Sunday, September 22, 2013

Bereshit


This week we begin again at the beginning of Torah in our weekly cycle. Like paging through an old family photo album we open the Torah from the first page with Bereshit.  The beginning. 

This portion is probably the most talked about in western culture.  It is written to answer the fundamental question of humanity:  Where did we come from?   Every culture has sought to create a story of origin.   This ancient Jewish story, adopted by Christianity, became the shared narrative of Europe and the Americas and the story of Adam and Eve in the Garden of Eden is a recognized metaphor all over the world. 

But for many the opening of our Bible is not read as metaphor but as scientific fact.  In Northern Kentucky, not far from the Ohio border, is a so-called museum dedicated to teaching the story in the Bereshit as fact.  The Creation Museum is a temple to Creationism, the idea that Bible narrative of creation is a science.  In fact within a few feet of the entrance one of the first things said in one of the many multi-media presentations of the story is that if science is discovered contradicts the Bible the science is rejected.  It is a remarkable statement.  While the Bible has much to teach us, using it as the ruler to measure visible facts against for the purpose of understanding science simply isn’t a healthy way of looking at the world. 

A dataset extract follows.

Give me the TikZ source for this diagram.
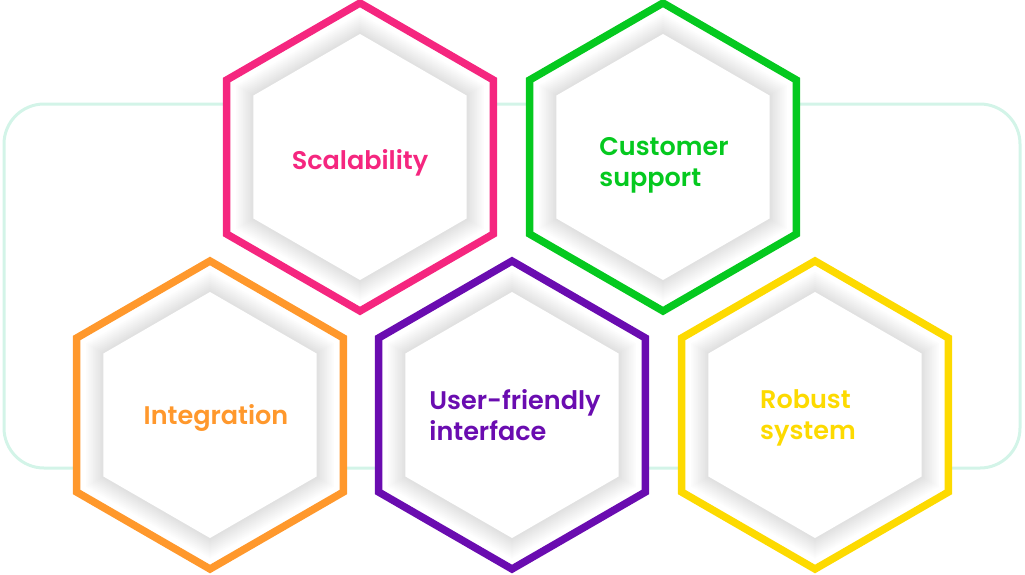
\documentclass[tikz,border=0pt]{standalone}
\usepackage{fontspec}
\setmainfont{Poppins}[BoldFont={* SemiBold}]
\usetikzlibrary{shapes.geometric}

\definecolor{pinkc}{HTML}{F5267F}
\definecolor{greenc}{HTML}{05C91F}
\definecolor{orangec}{HTML}{FF982C}
\definecolor{purplec}{HTML}{6A0CB0}
\definecolor{yellowc}{HTML}{FDDA00}
\definecolor{mintc}{HTML}{D3F4E8}

\tikzset{
  hex/.style={regular polygon, regular polygon sides=6, shape border rotate=30,
    inner sep=0pt, outer sep=0pt},
  hexring/.style={hex, minimum size=308pt, line width=7.5pt, fill=white},
  hexshade/.style={hex, minimum size=#1},
  hexinner/.style={hex, minimum size=246pt, fill=white},
  hextext/.style={font=\bfseries\fontsize{25.5}{31}\selectfont, align=left},
}

\begin{document}
\begin{tikzpicture}[x=1pt,y=-1pt]
\useasboundingbox (0,0) rectangle (1025,574);

% frame behind the cells
\draw[mintc, line width=3pt, rounded corners=40pt] (4,104) rectangle (1020,468);

% top row
\node[hexring, draw=pinkc]  (scal) at (360,157) {};
\node[hexring, draw=greenc] (cust) at (663,157) {};
% bottom row
\node[hexring, draw=orangec] (integ) at (210,415) {};
\node[hexring, draw=purplec] (user)  at (512,415) {};
\node[hexring, draw=yellowc] (robust) at (815,415) {};

% soft grey ring inside every cell
\foreach \c in {scal,cust,integ,user,robust}{
  \foreach \k [evaluate=\k as \p using 1+1.2*\k] in {0,...,9}{
    \node[hexshade={286pt-4pt*\k}, fill=black!\p] at (\c) {};
  }
  \node[hexinner] at (\c) {};
}

\node[hextext, text=pinkc]   (scal-t)   at (360,163) {Scalability};
\node[hextext, text=greenc]  (cust-t)   at (664,165) {Customer\\support};
\node[hextext, text=orangec] (integ-t)  at (216,418) {Integration};
\node[hextext, text=purplec] (user-t)   at (515,415) {User-friendly\\interface};
\node[hextext, text=yellowc] (robust-t) at (808,418) {Robust\\system};
\end{tikzpicture}
\end{document}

When faced with overwhelming evidence of science, some try to blend the two in some mental calisthenics to attempt to create the supremacy of the Bible over science or suggesting science is proving the Bible right.  It is an interesting argument.  The most interesting is an attempt to link science’s mitochondrial Eve and Y-chromosome Adam to their Biblical namesake.  Science has discovered that everyone alive today can trace their genetics to the genetic line of these two.  While an over-simplification, this idea sparked some to link it to the Biblical narrative.  The problem is that these two probably lived 50,000 years apart (we still aren’t sure) and neither were the only people.  In fact some of decedents of other women alive at the time of Mitochondrial Eve are alive today, but they are all male.  Mitochondrial Eve is the most recent female ancestor.  Either lack of knowledge or purposeful distortion drives some of this talk of the Bible being a science book.  This seems like a terrible distortion of what the Torah is designed to teach. 

But there are those who reject the Torah all together because it doesn’t match science.  Certain people hold the Bible to a very binary position.  They see it as without value because it doesn’t tell the truth, especially when it comes to creation.  I regularly read and hear people who say only fools would read the Bible with talking snakes and donkeys.  These people don’t just throw the baby out with bath water, but gather their other children and the neighbor’s kids and toss them out too.  Often seeking out the most outrageous statements from creationists to paint all that even read the Bible with the same brush.  If fact, sometimes the reject someone’s personal belief system as being fake since it doesn’t fit their stereotype.   One can find value in the Torah, even if it doesn’t get the facts about the development of the universe correct.  Too often it is us that do that who are not allowed in the conversation. 

Now there is a question that can be asked about the Torah, if it is not a true telling, and it is not science, what do we get out of it.  I am often reminded of the words of one of my teachers, Rabbi Hanan Alexander who said, “The stories in the Bible are true, they just didn’t happen that way.”  This is a liberating statement.  It allows one to seek truth in a story that is known to be written as a metaphor.  Like the famous story of George Washington’s honesty over the chopping of a cherry tree, and being faced with his father’s wrath.  This often repeated story was created out of thin air by Parson Weems, the Washington biography.  But to this day teachers use it to teach about the importance of honesty.  Seeking the message of the story is far more important than seeking to discredit a story over lack of facts.  And Bereshit is a prime example.  There is so much to be gleaned from the creation story of our people.  And our people knew this centuries ago.  Commentary on the parasha speak of the universe being created to be a place for humans to eliminate God’s loneliness, the idea of all humanity reaching back to the same parents makes us all related and none better than another, and so much more can be gleaned. 

This is our story, created by our ancient ancestors in their attempt to understand God, morality and how we should live as a people.  It is well-crafted poetry that has much to teach us.  Crawl inside the text this year, walk in the spaces between the words.  Chew on them.  You can find a lot in there.  Avoid the noise of those that want to tell you what is suppose to mean, read many who give you ideas of what it could mean.  You will be surprised what is in there and what you can pull out.